L’ARCA n’intervient pas dans les cas individuels. En tant que structure fédérée, l’ARCA compte sur chacune de ses associations membres pour l’aider à accomplir son mandat par divers moyens (recherche, réseautage, communication, revendication, entre autres) dans l’intérêt de tous les CAA et de leurs travailleurs. Dans son ancien modèle de financement, le Conseil des arts du Canada offrait un programme nommé la Brigade volante, qui fournissait des ressources pour aider les organisations à régler leurs problèmes à l’interne, confidentiellement. Le nouveau conseil d’administration d’Open Space a fait des efforts importants pour communiquer les mesures prises et, tout récemment, a annoncé la tenue d’un forum communautaire dirigé. Donc, leurs décisions récentes ne sont peut-être pas légitimes du point de vue strictement légal, mais une équipe de direction charismatique a mobilisé un groupe important de personnes qui paraissent prêtes à mener à bien le travail de l’administration précédente, au sein même de la structure que cette nouvelle équipe utilise et remet en question tout à la fois.

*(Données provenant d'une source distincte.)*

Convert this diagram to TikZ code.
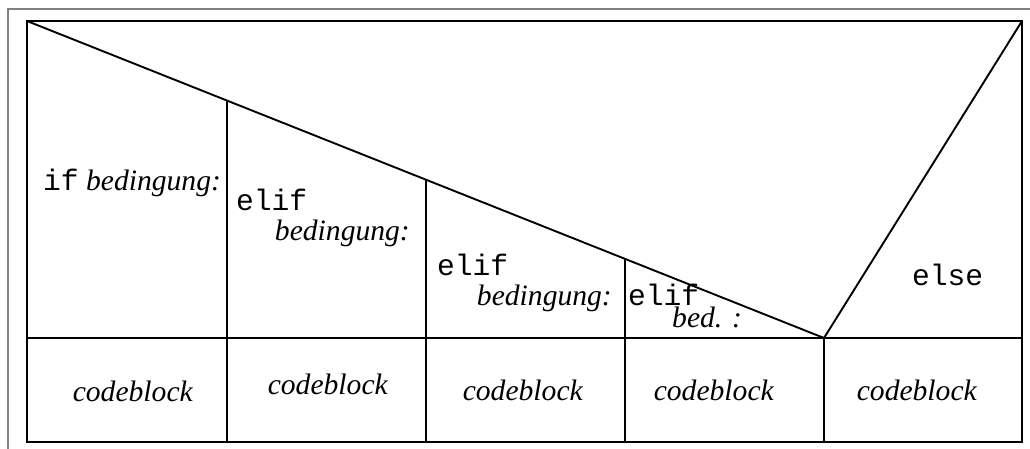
\documentclass[tikz,border=0pt]{standalone}
\usepackage{fontspec}
\setmainfont{Liberation Serif}
\setmonofont{Liberation Mono}
\begin{document}
\begin{tikzpicture}[x=1pt,y=-1pt]
\tikzset{
  frameline/.style={draw=black, line width=1.9pt, line join=miter},
  outerline/.style={draw=black!50, line width=1.2pt},
  txt/.style={inner sep=0pt, font=\fontsize{29.6}{32}\selectfont},
}
\useasboundingbox (0,0) rectangle (1030,448);
% outer gray frame (cut off at right and bottom)
\draw[outerline] (8,460) -- (8,9) -- (1040,9);
% named corners
\coordinate (tl) at (27,21);
\coordinate (tr) at (1022,21);
\coordinate (bl) at (27,442);
\coordinate (br) at (1022,442);
\coordinate (ml) at (27,338);
\coordinate (mr) at (1022,338);
\coordinate (apex) at (824,338);
\coordinate (d1) at (227,100.5);
\coordinate (d2) at (426,180);
\coordinate (d3) at (625,259);
\coordinate (b1) at (227,442);
\coordinate (b2) at (426,442);
\coordinate (b3) at (625,442);
\coordinate (b4) at (824,442);
% box
\draw[frameline] (tl) rectangle (br);
\draw[frameline] (ml) -- (mr);
\draw[frameline] (tl) -- (apex) -- (tr);
\draw[frameline] (d1) -- (b1);
\draw[frameline] (d2) -- (b2);
\draw[frameline] (d3) -- (b3);
\draw[frameline] (apex) -- (b4);
% texts
\node[txt, anchor=base west] (if1) at (43,190) {\texttt{if} \textit{bedingung:}};
\node[txt, anchor=base west] (e2) at (236,210) {\texttt{elif}};
\node[txt, anchor=base east] (c2) at (410,240) {\textit{bedingung:}};
\node[txt, anchor=base west] (e3) at (437,275) {\texttt{elif}};
\node[txt, anchor=base east] (c3) at (612,305) {\textit{bedingung:}};
\node[txt, anchor=base west] (e4) at (628,305) {\texttt{elif}};
\node[txt, anchor=base west] (c4) at (672,327) {\textit{bed. :}};
\node[txt, anchor=base west] (el) at (912,285) {\texttt{else}};
\node[txt, anchor=base] (k1) at (133,401) {\textit{codeblock}};
\node[txt, anchor=base] (k2) at (328,394) {\textit{codeblock}};
\node[txt, anchor=base] (k3) at (523,400) {\textit{codeblock}};
\node[txt, anchor=base] (k4) at (714,400) {\textit{codeblock}};
\node[txt, anchor=base] (k5) at (917,400) {\textit{codeblock}};
\end{tikzpicture}
\end{document}
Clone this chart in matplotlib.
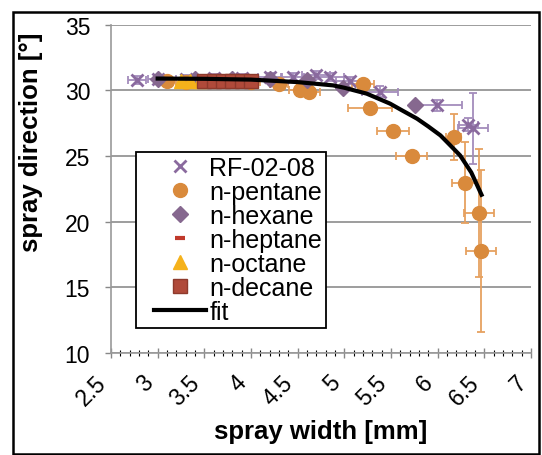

Aujourd’hui, les centres d’artistes doivent répondre à de nombreuses exigences légales et administratives en tâchant de rester à la hauteur des attentes élevées de la communauté et, comme on l’a vu, ayant aussi à répondre aux demandes d’organismes pairs! On se souviendra en effet de l’Aboriginal Curatorial Collective qui a boycotté l’appel à propositions d’Open Space et publié sa liste de requêtes. S’agit-il d’un cas isolé ou d’une nouvelle tendance? Ce qui est certain, c’est que cette situation révèle l’étendue et la profondeur du sentiment partagé de sous-représentation vécu par les artistes noirs, de couleur et issus des communautés autochtones. Parce que le différend a été rendu public, par contre, le Conseil des arts du Canada a émis au centre un avis raisonnable (concerned status) sans chercher l’avis d’un groupe de pairs, ce qui est vraisemblablement sans précédent.

Le réseau de l’autogestion artistique est un système résilient – une construction humaine qui a une capacité d’adaptation franchement impressionnante et qui internalise son environnement au fil du temps. Combien de fois les CAA ont-ils été pointés du doigt, sans considération pour leur contribution unique? Et maintenant, à Open Space, comment s’y prendra-t-on pour produire autrement de la culture?